3. Compliance and regulation will be viewed as a golden opportunity

In the last decade, we’ve seen more regulations mandating that insurance providers elevate their CX standards. Such as the Financial Conduct Authority (FCA’s) Consumer Duty rules. The Duty protects customers from misinformation and empowers them to make informed financial decisions. 

To meet the regulations, businesses need to review and innovate their offerings to optimise and evidence every aspect of the customer experience. Rather than viewing compliance as a burden, in 2024, insurance providers must view it as a golden opportunity for growth and improvement.

Adopting new technologies can allow insurance providers to make faster and more accurate claims, and better manage risk assessment. This ultimately benefits customers, particularly SMEs who don’t always have access to insurance products and services that meet their unique needs. However, it’s about more than just innovating policies. It’s about ensuring that the experience of the claims processes is seamless for the customer.

In accordance with compliance of the rule 9.18 of the Consumer Duty legislation, digital experiences must be clear and unambiguous. Insurance providers must have a thorough understanding of their customer’s needs. This is where extensive datasets are especially useful. 
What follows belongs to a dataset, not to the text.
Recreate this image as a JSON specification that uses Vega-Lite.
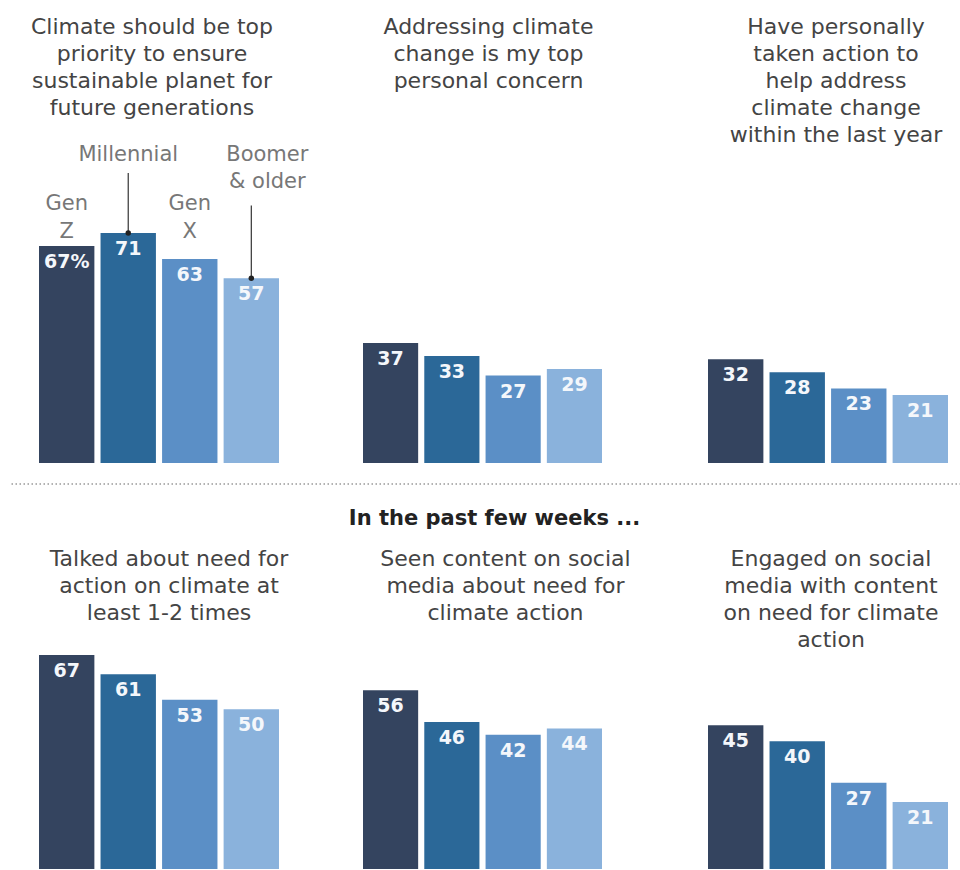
{
  "$schema": "https://vega.github.io/schema/vega-lite/v6.json",
  "background": "white",
  "padding": {"left": 10, "top": 16, "right": 0, "bottom": 0},
  "spacing": 20,
  "config": {
    "view": {"stroke": null},
    "font": "DejaVu Sans",
    "title": {"font": "DejaVu Sans", "fontSize": 22, "fontWeight": "normal", "color": "#444444", "lineHeight": 27, "anchor": "middle", "offset": 0},
    "text": {"font": "DejaVu Sans"}
  },
  "datasets": {
    "survey": [
      {"panel": "p1", "generation": "Gen Z", "value": 67, "label": "67%", "tag": "Gen|Z"},
      {"panel": "p1", "generation": "Millennial", "value": 71, "label": "71", "tag": "Millennial"},
      {"panel": "p1", "generation": "Gen X", "value": 63, "label": "63", "tag": "Gen|X"},
      {"panel": "p1", "generation": "Boomer & older", "value": 57, "label": "57", "tag": "Boomer|& older"},
      {"panel": "p2", "generation": "Gen Z", "value": 37, "label": "37"},
      {"panel": "p2", "generation": "Millennial", "value": 33, "label": "33"},
      {"panel": "p2", "generation": "Gen X", "value": 27, "label": "27"},
      {"panel": "p2", "generation": "Boomer & older", "value": 29, "label": "29"},
      {"panel": "p3", "generation": "Gen Z", "value": 32, "label": "32"},
      {"panel": "p3", "generation": "Millennial", "value": 28, "label": "28"},
      {"panel": "p3", "generation": "Gen X", "value": 23, "label": "23"},
      {"panel": "p3", "generation": "Boomer & older", "value": 21, "label": "21"},
      {"panel": "p4", "generation": "Gen Z", "value": 67, "label": "67"},
      {"panel": "p4", "generation": "Millennial", "value": 61, "label": "61"},
      {"panel": "p4", "generation": "Gen X", "value": 53, "label": "53"},
      {"panel": "p4", "generation": "Boomer & older", "value": 50, "label": "50"},
      {"panel": "p5", "generation": "Gen Z", "value": 56, "label": "56"},
      {"panel": "p5", "generation": "Millennial", "value": 46, "label": "46"},
      {"panel": "p5", "generation": "Gen X", "value": 42, "label": "42"},
      {"panel": "p5", "generation": "Boomer & older", "value": 44, "label": "44"},
      {"panel": "p6", "generation": "Gen Z", "value": 45, "label": "45"},
      {"panel": "p6", "generation": "Millennial", "value": 40, "label": "40"},
      {"panel": "p6", "generation": "Gen X", "value": 27, "label": "27"},
      {"panel": "p6", "generation": "Boomer & older", "value": 21, "label": "21"}
    ]
  },
  "vconcat": [
    {
      "hconcat": [
        {
          "width": 268, "height": 324,
          "title": {"text": ["Climate should be top", "priority to ensure", "sustainable planet for", "future generations", ""], "dx": 7, "offset": -8},
          "data": {"name": "survey"},
          "transform": [{"filter": "datum.panel == 'p1'"}],
          "encoding": {
            "x": {"field": "generation", "type": "nominal", "sort": ["Gen Z", "Millennial", "Gen X", "Boomer & older"], "axis": null, "scale": {"range": [28, 268], "paddingInner": 0.1, "paddingOuter": 0}},
            "y": {"field": "value", "type": "quantitative", "axis": null, "scale": {"domain": [0, 100], "nice": false}}
          },
          "layer": [
            {"mark": {"type": "bar"}, "encoding": {"color": {"field": "generation", "type": "nominal", "legend": null, "scale": {"domain": ["Gen Z", "Millennial", "Gen X", "Boomer & older"], "range": ["#34445f", "#2b6898", "#5b8fc6", "#8ab2dc"]}}}},
            {"mark": {"type": "text", "baseline": "top", "dy": 7, "color": "#f4f7fb", "fontWeight": "bold", "fontSize": 19}, "encoding": {"text": {"field": "label", "type": "nominal"}}},
            {"transform": [{"filter": "datum.generation == 'Millennial'"}], "mark": {"type": "rule", "color": "#333333", "strokeWidth": 1.2}, "encoding": {"y2": {"datum": 89.5}}},
            {"transform": [{"filter": "datum.generation == 'Boomer & older'"}], "mark": {"type": "rule", "color": "#333333", "strokeWidth": 1.2}, "encoding": {"y2": {"datum": 79.5}}},
            {"transform": [{"filter": "datum.generation == 'Millennial' || datum.generation == 'Boomer & older'"}], "mark": {"type": "point", "filled": true, "color": "#222222", "size": 30, "opacity": 1}, "encoding": {}},
            {"transform": [{"filter": "datum.generation == 'Gen Z' || datum.generation == 'Gen X'"}], "mark": {"type": "text", "lineBreak": "|", "baseline": "middle", "fontSize": 21, "color": "#777777", "lineHeight": 28}, "encoding": {"y": {"datum": 80.0}, "text": {"field": "tag", "type": "nominal"}}},
            {"transform": [{"filter": "datum.generation == 'Millennial'"}], "mark": {"type": "text", "baseline": "middle", "fontSize": 21, "color": "#777777"}, "encoding": {"y": {"datum": 95.2}, "text": {"field": "tag", "type": "nominal"}}},
            {"transform": [{"filter": "datum.generation == 'Boomer & older'"}], "mark": {"type": "text", "lineBreak": "|", "baseline": "middle", "fontSize": 21, "color": "#777777", "lineHeight": 27, "dx": 16}, "encoding": {"y": {"datum": 95.2}, "text": {"field": "tag", "type": "nominal"}}}
          ]
        },
        {
          "width": 261, "height": 324,
          "title": {"text": ["Addressing climate", "change is my top", "personal concern", "", ""], "dx": -5, "offset": -8},
          "data": {"name": "survey"},
          "transform": [{"filter": "datum.panel == 'p2'"}],
          "encoding": {
            "x": {"field": "generation", "type": "nominal", "sort": ["Gen Z", "Millennial", "Gen X", "Boomer & older"], "axis": null, "scale": {"range": [0, 239], "paddingInner": 0.1, "paddingOuter": 0}},
            "y": {"field": "value", "type": "quantitative", "axis": null, "scale": {"domain": [0, 100], "nice": false}}
          },
          "layer": [
            {"mark": {"type": "bar"}, "encoding": {"color": {"field": "generation", "type": "nominal", "legend": null, "scale": {"domain": ["Gen Z", "Millennial", "Gen X", "Boomer & older"], "range": ["#34445f", "#2b6898", "#5b8fc6", "#8ab2dc"]}}}},
            {"mark": {"type": "text", "baseline": "top", "dy": 7, "color": "#f4f7fb", "fontWeight": "bold", "fontSize": 19}, "encoding": {"text": {"field": "label", "type": "nominal"}}}
          ]
        },
        {
          "width": 240, "height": 324,
          "title": {"text": ["Have personally", "taken action to", "help address", "climate change", "within the last year"], "dx": 8, "offset": -8},
          "data": {"name": "survey"},
          "transform": [{"filter": "datum.panel == 'p3'"}],
          "encoding": {
            "x": {"field": "generation", "type": "nominal", "sort": ["Gen Z", "Millennial", "Gen X", "Boomer & older"], "axis": null, "scale": {"paddingInner": 0.1, "paddingOuter": 0}},
            "y": {"field": "value", "type": "quantitative", "axis": null, "scale": {"domain": [0, 100], "nice": false}}
          },
          "layer": [
            {"mark": {"type": "bar"}, "encoding": {"color": {"field": "generation", "type": "nominal", "legend": null, "scale": {"domain": ["Gen Z", "Millennial", "Gen X", "Boomer & older"], "range": ["#34445f", "#2b6898", "#5b8fc6", "#8ab2dc"]}}}},
            {"mark": {"type": "text", "baseline": "top", "dy": 7, "color": "#f4f7fb", "fontWeight": "bold", "fontSize": 19}, "encoding": {"text": {"field": "label", "type": "nominal"}}}
          ]
        }
      ],
      "spacing": 84,
      "bounds": "flush"
    },
    {
      "width": 950, "height": 4,
      "data": {"values": [{"kind": "separator"}]},
      "mark": {"type": "rule", "strokeDash": [1.5, 2.5], "color": "#999999", "strokeWidth": 1.5},
      "encoding": {"y": {"datum": 1, "type": "quantitative", "axis": null, "scale": {"domain": [0, 1]}}}
    },
    {
      "title": {"text": "In the past few weeks ...", "fontWeight": "bold", "color": "#222222", "fontSize": 21, "anchor": "middle", "dx": 15, "offset": 19},
      "hconcat": [
        {
          "width": 268, "height": 214,
          "title": {"text": ["Talked about need for", "action on climate at", "least 1-2 times", ""], "dx": 24, "offset": 3},
          "data": {"name": "survey"},
          "transform": [{"filter": "datum.panel == 'p4'"}],
          "encoding": {
            "x": {"field": "generation", "type": "nominal", "sort": ["Gen Z", "Millennial", "Gen X", "Boomer & older"], "axis": null, "scale": {"range": [28, 268], "paddingInner": 0.1, "paddingOuter": 0}},
            "y": {"field": "value", "type": "quantitative", "axis": null, "scale": {"domain": [0, 67], "nice": false}}
          },
          "layer": [
            {"mark": {"type": "bar"}, "encoding": {"color": {"field": "generation", "type": "nominal", "legend": null, "scale": {"domain": ["Gen Z", "Millennial", "Gen X", "Boomer & older"], "range": ["#34445f", "#2b6898", "#5b8fc6", "#8ab2dc"]}}}},
            {"mark": {"type": "text", "baseline": "top", "dy": 7, "color": "#f4f7fb", "fontWeight": "bold", "fontSize": 19}, "encoding": {"text": {"field": "label", "type": "nominal"}}}
          ]
        },
        {
          "width": 261, "height": 214,
          "title": {"text": ["Seen content on social", "media about need for", "climate action", ""], "dx": 12, "offset": 3},
          "data": {"name": "survey"},
          "transform": [{"filter": "datum.panel == 'p5'"}],
          "encoding": {
            "x": {"field": "generation", "type": "nominal", "sort": ["Gen Z", "Millennial", "Gen X", "Boomer & older"], "axis": null, "scale": {"range": [0, 239], "paddingInner": 0.1, "paddingOuter": 0}},
            "y": {"field": "value", "type": "quantitative", "axis": null, "scale": {"domain": [0, 67], "nice": false}}
          },
          "layer": [
            {"mark": {"type": "bar"}, "encoding": {"color": {"field": "generation", "type": "nominal", "legend": null, "scale": {"domain": ["Gen Z", "Millennial", "Gen X", "Boomer & older"], "range": ["#34445f", "#2b6898", "#5b8fc6", "#8ab2dc"]}}}},
            {"mark": {"type": "text", "baseline": "top", "dy": 7, "color": "#f4f7fb", "fontWeight": "bold", "fontSize": 19}, "encoding": {"text": {"field": "label", "type": "nominal"}}}
          ]
        },
        {
          "width": 240, "height": 214,
          "title": {"text": ["Engaged on social", "media with content", "on need for climate", "action"], "dx": 3, "offset": 3},
          "data": {"name": "survey"},
          "transform": [{"filter": "datum.panel == 'p6'"}],
          "encoding": {
            "x": {"field": "generation", "type": "nominal", "sort": ["Gen Z", "Millennial", "Gen X", "Boomer & older"], "axis": null, "scale": {"paddingInner": 0.1, "paddingOuter": 0}},
            "y": {"field": "value", "type": "quantitative", "axis": null, "scale": {"domain": [0, 67], "nice": false}}
          },
          "layer": [
            {"mark": {"type": "bar"}, "encoding": {"color": {"field": "generation", "type": "nominal", "legend": null, "scale": {"domain": ["Gen Z", "Millennial", "Gen X", "Boomer & older"], "range": ["#34445f", "#2b6898", "#5b8fc6", "#8ab2dc"]}}}},
            {"mark": {"type": "text", "baseline": "top", "dy": 7, "color": "#f4f7fb", "fontWeight": "bold", "fontSize": 19}, "encoding": {"text": {"field": "label", "type": "nominal"}}}
          ]
        }
      ],
      "spacing": 84,
      "bounds": "flush"
    }
  ]
}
What will this say about our customers?

This data provides crucial insights into customer demographics, claims history, and market trends. Predictive analytics also help insurance providers evaluate the probability and potential cost of a policyholder filing a claim. 

By analysing historical data alongside factors like economic indicators, insurance providers can pinpoint high-risk policyholders and adapt premiums accordingly. This allows insurance providers to offer competitive pricing to customers while delivering a more personalised and responsive service. For example, leveraging predictive analytics to enhance customer engagement throughout the quote and buy journey.

Adopting AR and VR and overcoming the hurdles presented by new regulations may seem daunting, but they are far from impossible. Looking forward to 2024, insurance providers  have the opportunity to  champion customer-centricity through the integration of new technology. This level of hyper-personalisation will not just redefine customer, specifically SME, satisfaction but foster relationships. Ultimately boosting Customer Lifetime Value across the insurance industry.